I woke up this morning and opened the blinds to see snow falling. I hadn’t really been keeping up with the weather lately, so it was kind of a shock. It doesn’t snow much here. It is Ivy’s first snow fall.
I wanted to share Ivy’s reaction.
She keeps pushing against the windows trying to pounce on it, and can’t figure out why she can’t get to it.
Now they’re both at the storm door watching the snow fall. I wonder what Charlie and Ivy are thinking?
I have been hearing the insulation workers up in the attic. Hopefully it will help warm the apartment to have it insulated. And maybe help my electric bill too.
Nathan worked pretty much all weekend painting in the kitchen. He got much of the painting done, and put two shelves up on the wall above the Breville oven.
However we figured out that four feet shelves aren’t going to work on the adjacent wall. So we’ll have to go trade them in at Home Depot. They are those MDF shelves, so I doubt they’d cut well.
It’s really going to give me a lot more space in terms of storage. I won’t use the cabinets or drawers in the kitchen. Once I’ve seen mouse droppings, I’m done. I don’t care if it was several years ago or yesterday.
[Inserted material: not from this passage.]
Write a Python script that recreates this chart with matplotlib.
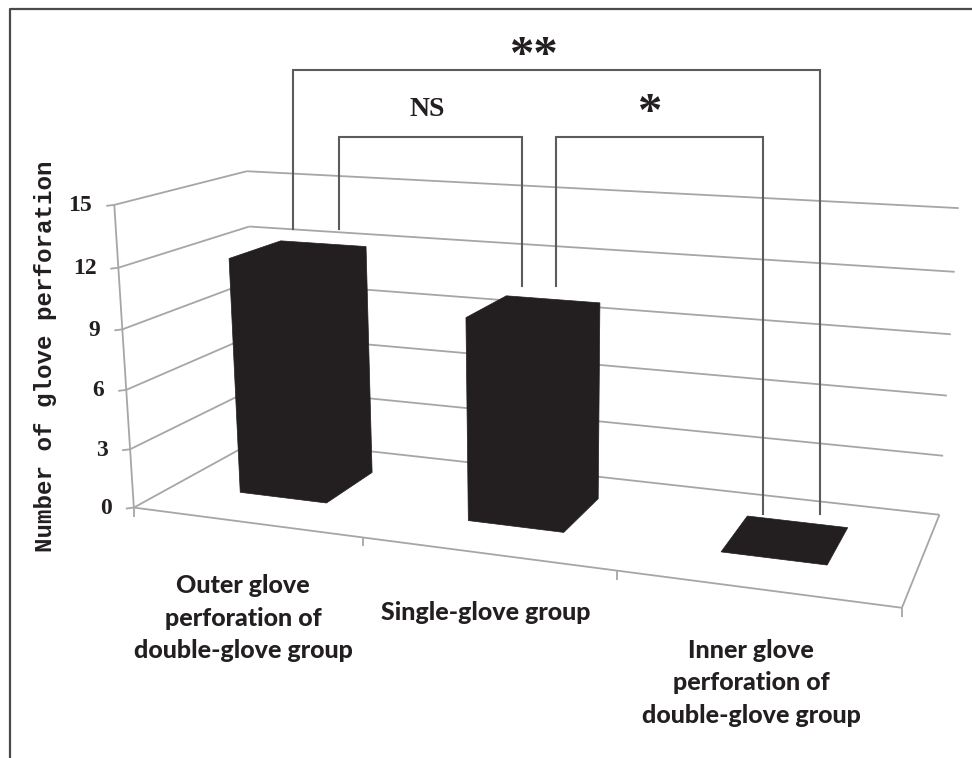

Ivy is determined to put her twisty toy in their drinking water. I can’t figure out why she does this.
I take them out all day long and set them to dry on a paper towel. Then I change the water.
Here she is trying to get the toy out from under the blue cupboard.
The snow is lazily drifting down. An almost dreamy sight to watch it.
Nevertheless Monday morning grinds on. The trash truck is moving down the alley. I can see it from my spot on the couch through the storm door. The noise gives Ivy and Charlie pause.
I’m not hearing much in the attic, so they must have moved to the next apartment. They start with mine at the end and go backward I think.
At least the guys in the maintenance shed will be warm with the heater I gave them to use.
I’m currently reading this book. Synopsis from Goodreads:
Brooklyn, 1947: in the midst of a blizzard, in a two-family brownstone, two babies are born minutes apart to two women.
They are sisters by marriage with an impenetrable bond forged before and during that dramatic night; but as the years progress, small cracks start to appear and their once deep friendship begins to unravel.
No one knows why, and no one can stop it. One misguided choice; one moment of tragedy. Heartbreak wars with happiness and almost but not quite wins.
From debut novelist Lynda Cohen Loigman comes The Two-Family House, a moving family saga filled with heart, emotion, longing, love, and mystery.
I now can’t find two wrist braces. I remember taking off the one I wore during the night to wash my face. I haven’t seen it since.
Either I’m terribly forgetful or Ivy has them stashed somewhere.